- Records with drawing code
• • • • • • •

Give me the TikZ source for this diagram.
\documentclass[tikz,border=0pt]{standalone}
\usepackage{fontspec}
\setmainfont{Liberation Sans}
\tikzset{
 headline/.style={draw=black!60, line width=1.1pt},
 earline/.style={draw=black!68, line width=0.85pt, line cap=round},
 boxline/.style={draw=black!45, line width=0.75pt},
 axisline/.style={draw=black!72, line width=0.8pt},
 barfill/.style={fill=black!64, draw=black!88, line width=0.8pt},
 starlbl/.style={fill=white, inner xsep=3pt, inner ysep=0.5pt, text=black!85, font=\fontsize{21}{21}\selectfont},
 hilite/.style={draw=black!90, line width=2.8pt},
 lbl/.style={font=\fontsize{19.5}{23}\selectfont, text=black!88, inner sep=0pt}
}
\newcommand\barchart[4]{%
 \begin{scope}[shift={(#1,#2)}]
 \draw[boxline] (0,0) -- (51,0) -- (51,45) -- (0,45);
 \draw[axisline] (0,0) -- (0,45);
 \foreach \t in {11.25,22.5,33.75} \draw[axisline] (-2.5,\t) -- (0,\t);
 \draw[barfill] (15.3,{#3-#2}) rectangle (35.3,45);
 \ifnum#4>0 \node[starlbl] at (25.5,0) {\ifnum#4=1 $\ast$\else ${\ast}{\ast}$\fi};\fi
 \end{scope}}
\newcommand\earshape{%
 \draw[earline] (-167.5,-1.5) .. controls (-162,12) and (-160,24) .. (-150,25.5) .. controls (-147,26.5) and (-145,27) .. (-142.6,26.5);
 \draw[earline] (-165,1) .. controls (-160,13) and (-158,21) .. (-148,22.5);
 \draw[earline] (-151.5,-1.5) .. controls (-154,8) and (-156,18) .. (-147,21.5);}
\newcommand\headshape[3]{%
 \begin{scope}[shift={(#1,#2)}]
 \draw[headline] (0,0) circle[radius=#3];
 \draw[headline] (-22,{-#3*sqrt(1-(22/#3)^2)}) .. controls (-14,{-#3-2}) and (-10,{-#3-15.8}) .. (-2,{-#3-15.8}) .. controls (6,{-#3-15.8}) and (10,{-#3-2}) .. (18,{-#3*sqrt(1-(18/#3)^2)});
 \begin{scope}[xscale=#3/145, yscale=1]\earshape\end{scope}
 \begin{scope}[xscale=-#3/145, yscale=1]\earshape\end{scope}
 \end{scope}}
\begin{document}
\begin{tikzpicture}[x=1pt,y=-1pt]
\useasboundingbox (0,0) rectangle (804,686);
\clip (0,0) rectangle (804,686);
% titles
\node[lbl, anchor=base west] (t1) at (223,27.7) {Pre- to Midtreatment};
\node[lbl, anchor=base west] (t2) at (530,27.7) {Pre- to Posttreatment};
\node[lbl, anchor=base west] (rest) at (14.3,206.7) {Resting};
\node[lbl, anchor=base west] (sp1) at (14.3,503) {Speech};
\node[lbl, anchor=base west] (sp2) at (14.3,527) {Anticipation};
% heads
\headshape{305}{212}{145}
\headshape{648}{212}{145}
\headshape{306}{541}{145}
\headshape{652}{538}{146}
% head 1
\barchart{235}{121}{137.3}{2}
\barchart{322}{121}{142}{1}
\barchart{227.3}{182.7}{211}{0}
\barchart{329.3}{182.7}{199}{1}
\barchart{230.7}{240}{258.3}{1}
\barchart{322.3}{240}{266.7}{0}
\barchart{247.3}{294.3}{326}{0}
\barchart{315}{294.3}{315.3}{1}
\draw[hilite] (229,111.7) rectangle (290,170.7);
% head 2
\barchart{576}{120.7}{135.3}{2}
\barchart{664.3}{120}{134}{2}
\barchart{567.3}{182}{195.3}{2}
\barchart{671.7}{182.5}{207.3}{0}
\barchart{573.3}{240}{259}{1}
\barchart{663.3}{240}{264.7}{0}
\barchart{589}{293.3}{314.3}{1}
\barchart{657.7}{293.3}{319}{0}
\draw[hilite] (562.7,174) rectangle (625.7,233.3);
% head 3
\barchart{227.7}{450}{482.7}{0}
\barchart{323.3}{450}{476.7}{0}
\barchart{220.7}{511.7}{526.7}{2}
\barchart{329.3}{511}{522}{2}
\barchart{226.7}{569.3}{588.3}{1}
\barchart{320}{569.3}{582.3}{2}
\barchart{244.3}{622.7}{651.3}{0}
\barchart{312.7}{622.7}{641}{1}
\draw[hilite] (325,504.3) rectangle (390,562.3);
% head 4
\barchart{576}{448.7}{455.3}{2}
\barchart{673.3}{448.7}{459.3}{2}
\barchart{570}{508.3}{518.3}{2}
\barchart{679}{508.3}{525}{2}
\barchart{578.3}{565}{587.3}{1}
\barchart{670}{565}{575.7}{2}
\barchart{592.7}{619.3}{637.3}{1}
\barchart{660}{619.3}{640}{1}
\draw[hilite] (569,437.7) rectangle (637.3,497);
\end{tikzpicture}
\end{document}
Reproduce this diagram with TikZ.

• • • • • • •

- Given task
From the records above, extract every line exactly as it stands.

- Problem solution
Give me the TikZ source for this diagram.
\documentclass[tikz,border=0pt]{standalone}
\usepackage{fontspec}
\setmainfont{Liberation Sans}
\tikzset{
 headline/.style={draw=black!60, line width=1.1pt},
 earline/.style={draw=black!68, line width=0.85pt, line cap=round},
 boxline/.style={draw=black!45, line width=0.75pt},
 axisline/.style={draw=black!72, line width=0.8pt},
 barfill/.style={fill=black!64, draw=black!88, line width=0.8pt},
 starlbl/.style={fill=white, inner xsep=3pt, inner ysep=0.5pt, text=black!85, font=\fontsize{21}{21}\selectfont},
 hilite/.style={draw=black!90, line width=2.8pt},
 lbl/.style={font=\fontsize{19.5}{23}\selectfont, text=black!88, inner sep=0pt}
}
\newcommand\barchart[4]{%
 \begin{scope}[shift={(#1,#2)}]
 \draw[boxline] (0,0) -- (51,0) -- (51,45) -- (0,45);
 \draw[axisline] (0,0) -- (0,45);
 \foreach \t in {11.25,22.5,33.75} \draw[axisline] (-2.5,\t) -- (0,\t);
 \draw[barfill] (15.3,{#3-#2}) rectangle (35.3,45);
 \ifnum#4>0 \node[starlbl] at (25.5,0) {\ifnum#4=1 $\ast$\else ${\ast}{\ast}$\fi};\fi
 \end{scope}}
\newcommand\earshape{%
 \draw[earline] (-167.5,-1.5) .. controls (-162,12) and (-160,24) .. (-150,25.5) .. controls (-147,26.5) and (-145,27) .. (-142.6,26.5);
 \draw[earline] (-165,1) .. controls (-160,13) and (-158,21) .. (-148,22.5);
 \draw[earline] (-151.5,-1.5) .. controls (-154,8) and (-156,18) .. (-147,21.5);}
\newcommand\headshape[3]{%
 \begin{scope}[shift={(#1,#2)}]
 \draw[headline] (0,0) circle[radius=#3];
 \draw[headline] (-22,{-#3*sqrt(1-(22/#3)^2)}) .. controls (-14,{-#3-2}) and (-10,{-#3-15.8}) .. (-2,{-#3-15.8}) .. controls (6,{-#3-15.8}) and (10,{-#3-2}) .. (18,{-#3*sqrt(1-(18/#3)^2)});
 \begin{scope}[xscale=#3/145, yscale=1]\earshape\end{scope}
 \begin{scope}[xscale=-#3/145, yscale=1]\earshape\end{scope}
 \end{scope}}
\begin{document}
\begin{tikzpicture}[x=1pt,y=-1pt]
\useasboundingbox (0,0) rectangle (804,686);
\clip (0,0) rectangle (804,686);
% titles
\node[lbl, anchor=base west] (t1) at (223,27.7) {Pre- to Midtreatment};
\node[lbl, anchor=base west] (t2) at (530,27.7) {Pre- to Posttreatment};
\node[lbl, anchor=base west] (rest) at (14.3,206.7) {Resting};
\node[lbl, anchor=base west] (sp1) at (14.3,503) {Speech};
\node[lbl, anchor=base west] (sp2) at (14.3,527) {Anticipation};
% heads
\headshape{305}{212}{145}
\headshape{648}{212}{145}
\headshape{306}{541}{145}
\headshape{652}{538}{146}
% head 1
\barchart{235}{121}{137.3}{2}
\barchart{322}{121}{142}{1}
\barchart{227.3}{182.7}{211}{0}
\barchart{329.3}{182.7}{199}{1}
\barchart{230.7}{240}{258.3}{1}
\barchart{322.3}{240}{266.7}{0}
\barchart{247.3}{294.3}{326}{0}
\barchart{315}{294.3}{315.3}{1}
\draw[hilite] (229,111.7) rectangle (290,170.7);
% head 2
\barchart{576}{120.7}{135.3}{2}
\barchart{664.3}{120}{134}{2}
\barchart{567.3}{182}{195.3}{2}
\barchart{671.7}{182.5}{207.3}{0}
\barchart{573.3}{240}{259}{1}
\barchart{663.3}{240}{264.7}{0}
\barchart{589}{293.3}{314.3}{1}
\barchart{657.7}{293.3}{319}{0}
\draw[hilite] (562.7,174) rectangle (625.7,233.3);
% head 3
\barchart{227.7}{450}{482.7}{0}
\barchart{323.3}{450}{476.7}{0}
\barchart{220.7}{511.7}{526.7}{2}
\barchart{329.3}{511}{522}{2}
\barchart{226.7}{569.3}{588.3}{1}
\barchart{320}{569.3}{582.3}{2}
\barchart{244.3}{622.7}{651.3}{0}
\barchart{312.7}{622.7}{641}{1}
\draw[hilite] (325,504.3) rectangle (390,562.3);
% head 4
\barchart{576}{448.7}{455.3}{2}
\barchart{673.3}{448.7}{459.3}{2}
\barchart{570}{508.3}{518.3}{2}
\barchart{679}{508.3}{525}{2}
\barchart{578.3}{565}{587.3}{1}
\barchart{670}{565}{575.7}{2}
\barchart{592.7}{619.3}{637.3}{1}
\barchart{660}{619.3}{640}{1}
\draw[hilite] (569,437.7) rectangle (637.3,497);
\end{tikzpicture}
\end{document}
Reproduce this diagram with TikZ.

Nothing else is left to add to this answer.